Entries shown |
#####
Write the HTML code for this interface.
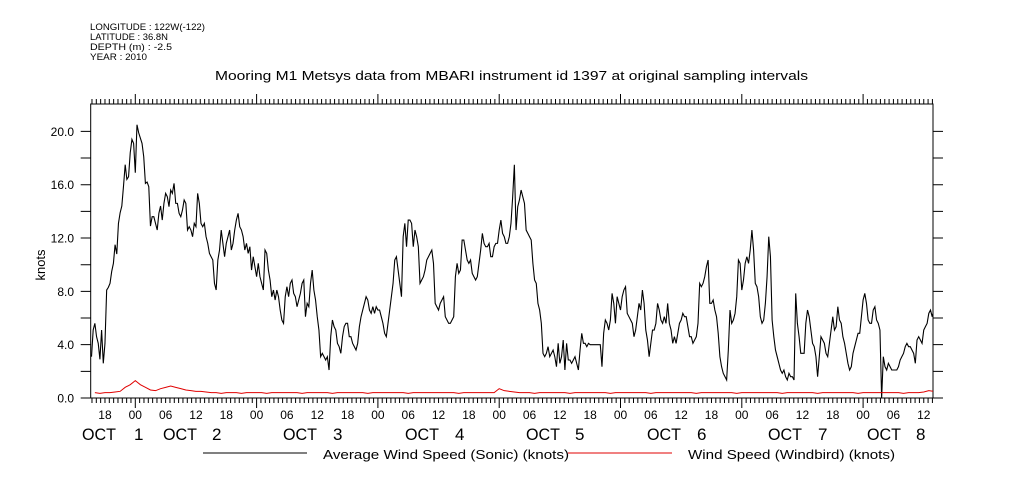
<!DOCTYPE html>
<html><head><meta charset="utf-8"><style>
html,body{margin:0;padding:0;background:#fff;}
svg{display:block;font-family:"Liberation Sans",sans-serif;}
</style></head><body>
<svg id="chart" width="1009" height="504" viewBox="0 0 1009 504" xmlns="http://www.w3.org/2000/svg">
<g font-size="9" fill="#000">
<text x="90" y="30" textLength="115" lengthAdjust="spacingAndGlyphs">LONGITUDE : 122W(-122)</text>
<text x="90" y="40" textLength="78" lengthAdjust="spacingAndGlyphs">LATITUDE : 36.8N</text>
<text x="90" y="50" textLength="82" lengthAdjust="spacingAndGlyphs">DEPTH (m) : -2.5</text>
<text x="90" y="60" textLength="57" lengthAdjust="spacingAndGlyphs">YEAR : 2010</text>
</g>
<text x="215" y="80" font-size="13" textLength="593" lengthAdjust="spacingAndGlyphs">Mooring M1 Metsys data from MBARI instrument id 1397 at original sampling intervals</text>
<text x="0" y="0" font-size="13" transform="translate(45,265) rotate(-90)" text-anchor="middle">knots</text>
<g id="axes"></g>
<g id="series"></g>
<g>
<line x1="203" y1="453" x2="307" y2="453" stroke="#000" stroke-width="1"/>
<text x="323" y="459" font-size="13" textLength="246" lengthAdjust="spacingAndGlyphs">Average Wind Speed (Sonic) (knots)</text>
<line x1="568" y1="453" x2="672" y2="453" stroke="#e00000" stroke-width="1"/>
<text x="688" y="459" font-size="13" textLength="207" lengthAdjust="spacingAndGlyphs">Wind Speed (Windbird) (knots)</text>
</g>
</svg>
<script>
// time in hours relative to Oct 1 00:00
const sonicStartHour = -8.667;
const sonicStepHour = 1/3;
const sonicValues = [3.1,5.1,5.6,4.6,4.1,2.9,5.1,2.6,4.1,8.1,8.3,8.6,9.5,10.1,11.5,10.8,13.1,13.9,14.4,15.9,17.5,16.4,16.6,18.4,19.4,19.1,16.9,20.5,19.9,19.5,19.1,18.1,16.1,16.2,15.85,12.9,13.6,13.6,13.1,12.6,13.85,14.4,13.35,14.6,15.35,15.1,14.35,15.6,15.35,16.1,14.6,14.6,13.85,13.6,14.1,14.85,14.6,12.6,12.85,12.6,12.1,13.1,12.85,15.35,14.6,13.1,12.85,13.1,12.1,11.6,10.85,10.6,10.35,8.6,8.1,10.35,11.1,12.6,11.6,10.6,11.6,12.1,12.6,11.1,11.6,12.6,13.35,13.85,12.85,12.6,12.1,11.1,11.6,10.85,11.35,9.6,10.6,9.85,9.1,10.1,9.1,8.6,8.1,11.1,10.85,9.6,8.85,7.6,8.1,7.35,8.1,7.6,6.6,5.85,5.6,7.6,8.35,7.6,8.6,8.85,7.85,7.6,6.85,7.35,7.85,8.6,8.85,6.1,7.1,6.85,8.6,9.6,8.1,7.35,6.1,5.1,3.1,3.35,3.1,2.85,3.1,2.1,4.6,5.85,5.35,5.1,4.1,3.85,3.35,4.6,5.35,5.6,5.6,4.6,4.6,4.1,3.85,3.6,4.1,5.35,6.1,6.6,7.1,7.6,7.35,6.6,6.35,6.85,6.35,6.85,6.6,6.6,6.1,5.6,4.85,4.6,5.6,6.6,7.6,8.6,10.35,10.6,9.6,8.6,7.6,12.1,13.1,11.35,13.35,13.35,13.1,11.35,12.6,12.1,11.35,8.6,8.85,9.1,9.6,10.35,10.6,10.85,11.1,10.1,7.1,6.85,6.6,7.1,7.35,7.6,6.1,5.85,5.6,5.6,5.85,6.1,9.1,10.1,9.35,9.6,11.85,11.85,11.1,10.35,10.1,10.35,9.35,9.1,8.85,9.1,10.1,11.1,12.35,11.6,11.35,11.35,11.6,10.6,10.6,11.35,11.6,11.6,12.6,13.35,12.35,12.1,11.6,11.6,12.1,13.1,15.1,17.5,12.6,14.35,14.85,15.6,15.1,14.6,
12.6,12.35,12.1,11.85,10.1,8.85,8.6,7.1,6.6,5.6,3.35,3.1,3.35,3.85,3.1,3.35,3.6,3.1,2.35,4.1,2.6,3.1,4.35,2.1,4.1,2.85,2.85,2.6,2.85,3.1,2.6,2.1,3.6,4.85,4.1,4.1,3.85,4.1,4.0,4.0,4.0,4.0,4.0,4.0,4.0,2.35,4.85,5.85,5.6,5.1,5.85,7.85,7.1,5.6,7.6,7.1,6.6,7.6,8.1,8.35,6.35,6.1,5.85,5.6,4.6,5.1,6.1,7.1,6.6,8.1,7.1,5.1,4.35,3.1,4.1,5.1,5.1,5.6,7.1,6.6,5.85,5.6,6.1,5.6,7.1,5.6,5.1,4.1,4.6,4.1,4.85,5.6,5.85,6.35,6.1,6.1,5.35,4.6,4.6,4.1,4.35,4.6,5.6,8.6,8.35,8.6,9.1,9.85,10.35,7.1,7.1,7.35,6.6,6.1,4.85,3.1,2.35,1.85,1.6,1.35,3.6,6.6,5.6,5.85,6.35,7.6,10.35,10.1,8.1,8.85,10.1,10.6,10.1,11.1,12.6,11.1,8.6,8.35,7.6,6.1,5.6,5.85,7.1,9.1,12.1,10.6,5.85,4.6,3.6,3.1,2.6,2.1,1.85,2.1,1.6,1.35,1.85,1.6,1.6,1.35,7.85,5.6,4.6,3.35,3.35,3.35,5.6,6.6,6.1,5.1,4.1,3.85,3.1,1.6,3.1,4.6,4.35,4.1,3.35,3.1,4.1,5.1,6.1,5.1,5.35,6.85,5.85,5.6,4.6,4.1,3.35,2.6,2.1,2.35,3.35,3.85,4.35,4.85,4.85,6.1,7.35,7.85,7.1,5.85,5.6,5.6,6.6,6.85,5.85,5.6,5.1,0.0,3.1,2.35,2.1,2.6,2.35,2.1,2.1,2.1,2.1,2.35,2.85,3.1,3.35,3.85,4.1,3.85,3.85,3.6,3.35,2.6,4.35,4.6,4.35,4.1,5.1,5.35,5.6,6.35,6.6,6.1,6.6,6.85,7.35,7.35,6.35];
const windbirdStartHour = -8;
const windbirdValues = [0.4,0.35,0.4,0.4,0.45,0.5,0.8,1.0,1.3,1.0,0.8,0.6,0.55,0.7,0.8,0.9,0.8,0.7,0.6,0.55,0.5,0.5,0.45,0.4,0.4,0.35,0.4,0.4,0.4,0.35,0.4,0.4,0.4,0.4,0.35,0.4,0.4,0.4,0.4,0.4,0.4,0.35,0.4,0.4,0.4,0.4,0.4,0.35,0.4,0.4,0.4,0.4,0.4,0.4,0.35,0.4,0.4,0.4,0.4,0.4,0.4,0.4,0.35,0.4,0.4,0.4,0.4,0.4,0.4,0.4,0.4,0.4,0.35,0.4,0.4,0.4,0.4,0.4,0.4,0.4,0.7,0.55,0.5,0.45,0.4,0.4,0.4,0.35,0.4,0.4,0.4,0.4,0.4,0.4,0.35,0.4,0.4,0.4,0.4,0.4,0.4,0.4,0.35,0.4,0.4,0.4,0.4,0.4,0.4,0.4,0.35,0.4,0.4,0.4,0.4,0.4,0.4,0.4,0.4,0.35,0.4,0.4,0.4,0.4,0.4,0.4,0.4,0.35,0.4,0.4,0.4,0.4,0.4,0.4,0.4,0.4,0.35,0.4,0.4,0.4,0.4,0.4,0.4,0.35,0.4,0.4,0.4,0.4,0.4,0.4,0.4,0.35,0.4,0.4,0.4,0.4,0.4,0.4,0.4,0.4,0.35,0.4,0.4,0.4,0.45,0.55,0.5,0.6,0.45,0.4];
const yTickValues = [0,2,4,6,8,10,12,14,16,18,20];
const yTickLabels = ["0.0","4.0","8.0","12.0","16.0","20.0"];
const dayLabels = ["OCT 1","OCT 2","OCT 3","OCT 4","OCT 5","OCT 6","OCT 7","OCT 8"];

const NS = "http://www.w3.org/2000/svg";
const L = 90.7, R = 933, T = 104, B = 398;
const x0 = 135.3, pxPerHour = 121.3 / 24;
const xScale = h => x0 + h * pxPerHour;
const yScale = v => B - v * 13.33;
function mk(tag, attrs, parent) {
  const e = document.createElementNS(NS, tag);
  for (const k in attrs) e.setAttribute(k, attrs[k]);
  parent.appendChild(e);
  return e;
}
const axes = document.getElementById('axes');
const frame = mk('rect', {x: L, y: T, width: R - L, height: B - T, fill: 'none', stroke: '#000', 'stroke-width': 1}, axes);



const hStart = (L - x0) / pxPerHour, hEnd = (R - x0) / pxPerHour;
let d = '';
const minorPerDay = 28;
for (let k = Math.ceil(hStart / 24 * minorPerDay); k <= Math.floor(hEnd / 24 * minorPerDay); k++) {
  const x = xScale(k * 24 / minorPerDay);
  d += `M${x},${B}V${B + 5}M${x},${T}V${T - 5}`;
}
for (let day = -1; day <= 7; day++) {
  const x = xScale(day * 24);
  if (x < L || x > R) continue;
  d += `M${x},${B}V${B + 10}M${x},${T}V${T - 10}`;
}
yTickValues.forEach(v => {
  const y = yScale(v);
  d += `M${L},${y}H${L - 10}M${R},${y}H${R + 10}`;
});
const ticks = mk('path', {d: d, stroke: '#000', 'stroke-width': 1, fill: 'none'}, axes);



for (let h = -6; h <= hEnd; h += 6) {
  const x = xScale(h);
  if (x < L) continue;
  const idx = ((h % 24) + 24) % 24 / 6;
  const lbl = ["00","06","12","18"][idx];
  const t = mk('text', {x: x, y: 419, 'font-size': 12, 'text-anchor': 'middle'}, axes);
  t.textContent = lbl;
  
  
}
const dayPos = [[82,134],[163,212],[283,333],[405,455],[526,575],[647,697],[768,818],[867,916]];
dayLabels.forEach((lbl, i) => {
  const parts = lbl.split(' ');
  const t1 = mk('text', {x: dayPos[i][0], y: 440, 'font-size': 17, textLength: 34, lengthAdjust: 'spacingAndGlyphs'}, axes);
  t1.textContent = parts[0];
  
  
  const t2 = mk('text', {x: dayPos[i][1], y: 440, 'font-size': 17}, axes);
  t2.textContent = parts[1];
  
  
});
yTickLabels.forEach(lbl => {
  const v = parseFloat(lbl);
  const t = mk('text', {x: 74, y: yScale(v) + 4.5, 'font-size': 12, 'text-anchor': 'end'}, axes);
  t.textContent = lbl;
  
  
});

const series = document.getElementById('series');
const defs = mk('defs', {}, series);
const cp = mk('clipPath', {id: 'plotclip'}, defs);
mk('rect', {x: L, y: T - 2, width: R - L, height: B - T + 4}, cp);
const sp = sonicValues.map((v, i) => `${xScale(sonicStartHour + i * sonicStepHour).toFixed(2)},${yScale(v).toFixed(2)}`).join(' ');
const sonic = mk('polyline', {points: sp, fill: 'none', stroke: '#000', 'stroke-width': 1.1, 'clip-path': 'url(#plotclip)'}, series);


const wp = windbirdValues.map((v, i) => `${xScale(windbirdStartHour + i).toFixed(2)},${yScale(v).toFixed(2)}`).join(' ');
const wb = mk('polyline', {points: wp, fill: 'none', stroke: '#e00000', 'stroke-width': 1, 'clip-path': 'url(#plotclip)'}, series);


</script>
</body></html>
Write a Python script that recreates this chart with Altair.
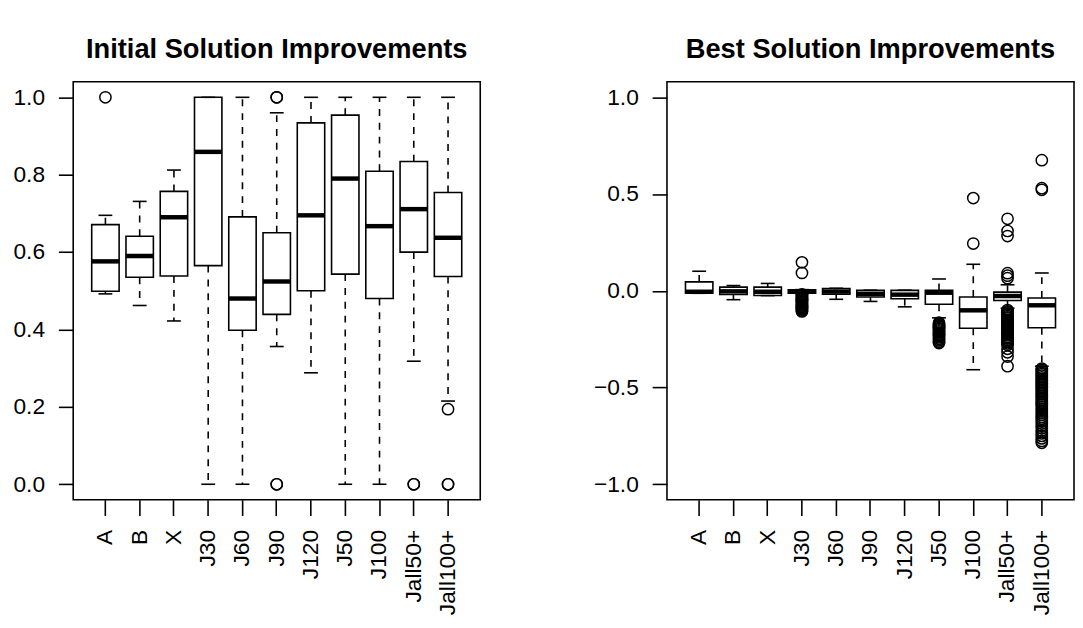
#####
Task to complete |
Pick out the lines containing the string "script".

Response below |
<script>
</script>
Write a Python script that recreates this chart with Altair.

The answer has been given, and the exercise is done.